## Exercise prompt
Take the lines from the beginning of the material through the line containing "const boundaryTicks = [0, 1, 2, 3, 4, 5, 6];" and retype them exactly, leaving the pictures out.

## Information supplied
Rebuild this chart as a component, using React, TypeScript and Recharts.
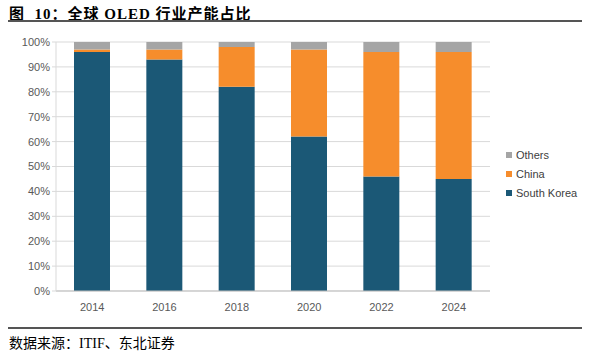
import { BarChart, Bar, XAxis, YAxis, CartesianGrid } from "recharts";

const years = ["2014", "2016", "2018", "2020", "2022", "2024"];
const southKorea = [96, 93, 82, 62, 46, 45];
const china = [1, 4, 16, 35, 50, 51];
const others = [3, 3, 2, 3, 4, 4];
const yTicks = [0, 10, 20, 30, 40, 50, 60, 70, 80, 90, 100];
const boundaryTicks = [0, 1, 2, 3, 4, 5, 6];

const data = years.map((year, i) => ({
  year,
  southKorea: southKorea[i],
  china: china[i],
  others: others[i],
}));

const legendItems = [
  { name: "Others", color: "#a5a5a5" },
  { name: "China", color: "#f68d2c" },
  { name: "South Korea", color: "#1b5876" },
];

const tickStyle = { fontSize: 11, fill: "#595959", fontFamily: "'Liberation Sans', Arial, sans-serif" };

export default function App() {
  return (
    <div style={{ position: "absolute", left: 0, top: 0, width: 590, height: 353, background: "#fff" }}>
      <div
        style={{
          position: "absolute",
          left: 9,
          top: 2,
          fontSize: 15,
          fontWeight: "bold",
          fontFamily: "'Liberation Serif', 'Noto Sans CJK SC', serif",
          color: "#000",
          letterSpacing: 1,
        }}
      >
        图&nbsp; 10：全球 OLED 行业产能占比
      </div>
      <div style={{ position: "absolute", left: 8, top: 20, width: 574, height: 2, background: "#555" }} />

      <div style={{ position: "absolute", left: 0, top: 0 }}>
        <BarChart
          width={590}
          height={330}
          data={data}
          margin={{ top: 42, right: 100, left: 6, bottom: 9 }}
        >
          <CartesianGrid vertical={false} stroke="#d9d9d9" />
          <XAxis
            xAxisId="edges"
            type="number"
            domain={[0, 6]}
            ticks={boundaryTicks}
            tick={false}
            axisLine={false}
            tickLine={{ stroke: "#d9d9d9" }}
            tickSize={4}
            height={0}
          />
          <XAxis
            dataKey="year"
            tick={tickStyle}
            axisLine={{ stroke: "#bfbfbf" }}
            tickLine={false}
            tickMargin={6}
            height={30}
          />
          <YAxis
            domain={[0, 100]}
            ticks={yTicks}
            tickFormatter={(v) => `${v}%`}
            tick={tickStyle}
            axisLine={{ stroke: "#d9d9d9" }}
            tickLine={{ stroke: "#d9d9d9" }}
            tickSize={4}
            width={50}
          />
          <Bar dataKey="southKorea" stackId="a" fill="#1b5876" barSize={36} isAnimationActive={false} />
          <Bar dataKey="china" stackId="a" fill="#f68d2c" barSize={36} isAnimationActive={false} />
          <Bar dataKey="others" stackId="a" fill="#a5a5a5" barSize={36} isAnimationActive={false} />
        </BarChart>
      </div>

      <div
        style={{
          position: "absolute",
          left: 506,
          top: 145,
          fontFamily: "'Liberation Sans', Arial, sans-serif",
          fontSize: 11,
          color: "#404040",
        }}
      >
        {legendItems.map((it) => (
          <div key={it.name} style={{ display: "flex", alignItems: "center", height: 19 }}>
            <span style={{ width: 6, height: 6, background: it.color, marginRight: 4, display: "inline-block" }} />
            {it.name}
          </div>
        ))}
      </div>

      <div style={{ position: "absolute", left: 8, top: 327, width: 574, height: 2, background: "#555" }} />
      <div
        style={{
          position: "absolute",
          left: 9,
          top: 332,
          fontSize: 14,
          fontFamily: "'Liberation Serif', 'Noto Sans CJK SC', serif",
          color: "#000",
        }}
      >
        数据来源：ITIF、东北证券
      </div>
    </div>
  );
}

## Finished exercise
Rebuild this chart as a component, using React, TypeScript and Recharts.
import { BarChart, Bar, XAxis, YAxis, CartesianGrid } from "recharts";

const years = ["2014", "2016", "2018", "2020", "2022", "2024"];
const southKorea = [96, 93, 82, 62, 46, 45];
const china = [1, 4, 16, 35, 50, 51];
const others = [3, 3, 2, 3, 4, 4];
const yTicks = [0, 10, 20, 30, 40, 50, 60, 70, 80, 90, 100];
const boundaryTicks = [0, 1, 2, 3, 4, 5, 6];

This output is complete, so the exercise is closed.